The listing below begins with the first line you should copy; stop after the line containing "const seriesNames = ['Relativistic', 'DDDS', 'rwlock'];", and drop every picture.

+ + + + +

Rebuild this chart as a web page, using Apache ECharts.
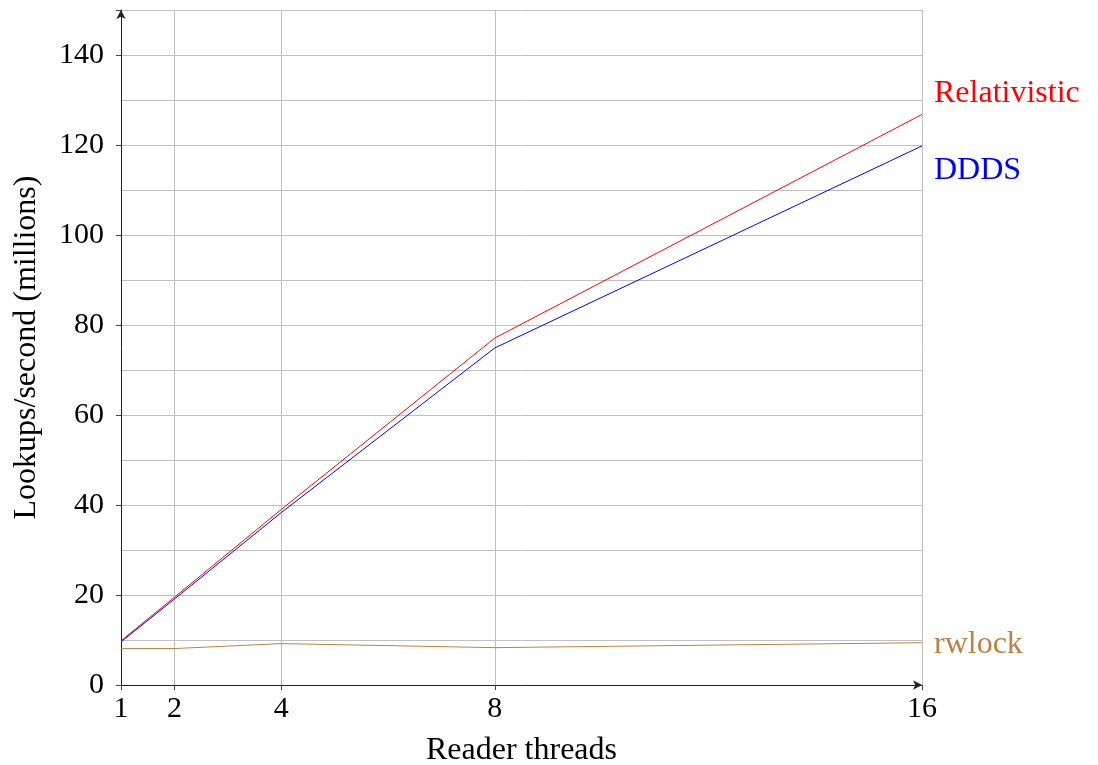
<!DOCTYPE html>
<html>
<head>
<meta charset="utf-8">
<script src="https://cdn.jsdelivr.net/npm/echarts@6/dist/echarts.min.js"></script>
<style>html,body{margin:0;padding:0;background:#fff;}#c{width:1098px;height:765px;}</style>
</head>
<body>
<div id="c"></div>
<script>
const threads = [1, 2, 4, 8, 16];
const xTicks = [1, 2, 4, 8, 16];
const relativistic = [9.8, 19.5, 39.0, 77.1, 126.8];
const ddds = [9.6, 19.1, 38.3, 74.9, 119.8];
const rwlock = [8.1, 8.1, 9.2, 8.3, 9.4];
const seriesNames = ['Relativistic', 'DDDS', 'rwlock'];

const FONT = 'Liberation Serif';
const FS = 30;
const TFS = 32;
const chart = echarts.init(document.getElementById('c'), null, {renderer: 'canvas'});
function pairs(vals) { return threads.map((t, i) => [t, vals[i]]); }
function mk(name, vals, color, off) {
  return {
    name: name, type: 'line', data: pairs(vals), showSymbol: false, symbol: 'none',
    lineStyle: {color: color, width: 1}, itemStyle: {color: color},
    xAxisIndex: 0, yAxisIndex: 0, animation: false, silent: true,
    endLabel: {show: true, formatter: name, color: color, fontFamily: FONT, fontSize: TFS, offset: off, distance: 12}
  };
}
chart.setOption({
  animation: false,
  textStyle: {fontFamily: FONT},
  grid: {left: 121, right: 176, top: 10, bottom: 80, containLabel: false, outerBoundsMode: 'none'},
  xAxis: [{
    type: 'value', min: 1, max: 16,
    name: 'Reader threads', nameLocation: 'middle', nameGap: 50,
    nameTextStyle: {fontFamily: FONT, fontSize: TFS, color: '#000'},
    axisLine: {show: true, lineStyle: {color: '#222', width: 1}, symbol: ['none', 'arrow'], symbolSize: [7, 9]},
    axisTick: {show: true, inside: false, length: 5, lineStyle: {color: '#444'}, customValues: xTicks},
    axisLabel: {customValues: xTicks, fontFamily: FONT, fontSize: FS, color: '#000', margin: 9},
    splitLine: {show: true, lineStyle: {color: '#c0c0c0', width: 1}}
  }],
  yAxis: [{
    type: 'value', min: 0, max: 150, interval: 10,
    axisLine: {show: true, lineStyle: {color: '#222', width: 1}, symbol: ['none', 'arrow'], symbolSize: [7, 9]},
    axisTick: {show: false},
    axisLabel: {show: false},
    splitLine: {show: true, lineStyle: {color: '#c0c0c0', width: 1}}
  }, {
    type: 'value', min: 0, max: 150, interval: 20, position: 'left', offset: 0,
    name: 'Lookups/second (millions)', nameLocation: 'middle', nameGap: 78,
    nameTextStyle: {fontFamily: FONT, fontSize: TFS, color: '#000'},
    axisLine: {show: false},
    axisTick: {show: true, inside: false, length: 5, lineStyle: {color: '#444'}},
    axisLabel: {fontFamily: FONT, fontSize: FS, color: '#000', margin: 17,
      formatter: v => (v % 20 === 0 ? String(v) : '')},
    splitLine: {show: false}
  }],
  series: [
    mk(seriesNames[0], relativistic, '#ff0000', [0, -21]),
    mk(seriesNames[1], ddds, '#0000ff', [0, 25]),
    mk(seriesNames[2], rwlock, '#bf8040', [0, 2])
  ]
});
</script>
</body>
</html>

+ + + + +

• [Exercise solution]:
Rebuild this chart as a web page, using Apache ECharts.
<!DOCTYPE html>
<html>
<head>
<meta charset="utf-8">
<script src="https://cdn.jsdelivr.net/npm/echarts@6/dist/echarts.min.js"></script>
<style>html,body{margin:0;padding:0;background:#fff;}#c{width:1098px;height:765px;}</style>
</head>
<body>
<div id="c"></div>
<script>
const threads = [1, 2, 4, 8, 16];
const xTicks = [1, 2, 4, 8, 16];
const relativistic = [9.8, 19.5, 39.0, 77.1, 126.8];
const ddds = [9.6, 19.1, 38.3, 74.9, 119.8];
const rwlock = [8.1, 8.1, 9.2, 8.3, 9.4];
const seriesNames = ['Relativistic', 'DDDS', 'rwlock'];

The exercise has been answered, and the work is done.